▶ **Instructions to follow**
Reproduce every line of the listing as written, apart from the pictures.

▶ **Data shown**
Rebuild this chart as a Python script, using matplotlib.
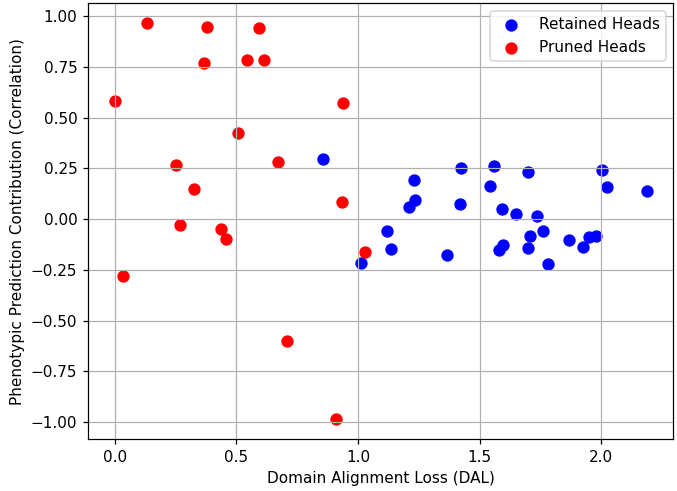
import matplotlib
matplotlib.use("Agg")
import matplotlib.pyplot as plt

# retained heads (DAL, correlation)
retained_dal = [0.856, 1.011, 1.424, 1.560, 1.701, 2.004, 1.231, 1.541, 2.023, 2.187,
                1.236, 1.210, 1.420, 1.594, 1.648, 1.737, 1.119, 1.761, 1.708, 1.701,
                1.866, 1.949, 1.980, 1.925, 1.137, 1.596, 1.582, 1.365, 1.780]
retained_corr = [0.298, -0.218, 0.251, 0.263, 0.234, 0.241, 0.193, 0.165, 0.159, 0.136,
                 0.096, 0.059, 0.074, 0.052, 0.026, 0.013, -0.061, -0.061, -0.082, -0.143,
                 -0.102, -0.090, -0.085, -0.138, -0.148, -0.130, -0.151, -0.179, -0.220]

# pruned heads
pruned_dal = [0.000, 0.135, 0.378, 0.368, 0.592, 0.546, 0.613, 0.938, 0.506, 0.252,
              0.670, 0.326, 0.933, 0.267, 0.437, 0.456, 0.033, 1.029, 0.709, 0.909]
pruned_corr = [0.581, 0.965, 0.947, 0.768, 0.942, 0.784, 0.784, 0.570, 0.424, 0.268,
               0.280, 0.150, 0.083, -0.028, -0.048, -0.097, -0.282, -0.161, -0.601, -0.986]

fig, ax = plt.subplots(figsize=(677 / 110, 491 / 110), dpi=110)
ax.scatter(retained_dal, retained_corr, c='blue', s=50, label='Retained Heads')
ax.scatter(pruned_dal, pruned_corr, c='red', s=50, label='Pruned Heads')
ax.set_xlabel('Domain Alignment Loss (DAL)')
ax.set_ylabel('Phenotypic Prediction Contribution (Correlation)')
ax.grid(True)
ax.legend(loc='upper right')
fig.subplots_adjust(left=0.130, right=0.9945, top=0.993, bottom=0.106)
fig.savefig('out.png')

▶ **Written reply**
Rebuild this chart as a Python script, using matplotlib.
import matplotlib
matplotlib.use("Agg")
import matplotlib.pyplot as plt

# retained heads (DAL, correlation)
retained_dal = [0.856, 1.011, 1.424, 1.560, 1.701, 2.004, 1.231, 1.541, 2.023, 2.187,
                1.236, 1.210, 1.420, 1.594, 1.648, 1.737, 1.119, 1.761, 1.708, 1.701,
                1.866, 1.949, 1.980, 1.925, 1.137, 1.596, 1.582, 1.365, 1.780]
retained_corr = [0.298, -0.218, 0.251, 0.263, 0.234, 0.241, 0.193, 0.165, 0.159, 0.136,
                 0.096, 0.059, 0.074, 0.052, 0.026, 0.013, -0.061, -0.061, -0.082, -0.143,
                 -0.102, -0.090, -0.085, -0.138, -0.148, -0.130, -0.151, -0.179, -0.220]

# pruned heads
pruned_dal = [0.000, 0.135, 0.378, 0.368, 0.592, 0.546, 0.613, 0.938, 0.506, 0.252,
              0.670, 0.326, 0.933, 0.267, 0.437, 0.456, 0.033, 1.029, 0.709, 0.909]
pruned_corr = [0.581, 0.965, 0.947, 0.768, 0.942, 0.784, 0.784, 0.570, 0.424, 0.268,
               0.280, 0.150, 0.083, -0.028, -0.048, -0.097, -0.282, -0.161, -0.601, -0.986]

fig, ax = plt.subplots(figsize=(677 / 110, 491 / 110), dpi=110)
ax.scatter(retained_dal, retained_corr, c='blue', s=50, label='Retained Heads')
ax.scatter(pruned_dal, pruned_corr, c='red', s=50, label='Pruned Heads')
ax.set_xlabel('Domain Alignment Loss (DAL)')
ax.set_ylabel('Phenotypic Prediction Contribution (Correlation)')
ax.grid(True)
ax.legend(loc='upper right')
fig.subplots_adjust(left=0.130, right=0.9945, top=0.993, bottom=0.106)
fig.savefig('out.png')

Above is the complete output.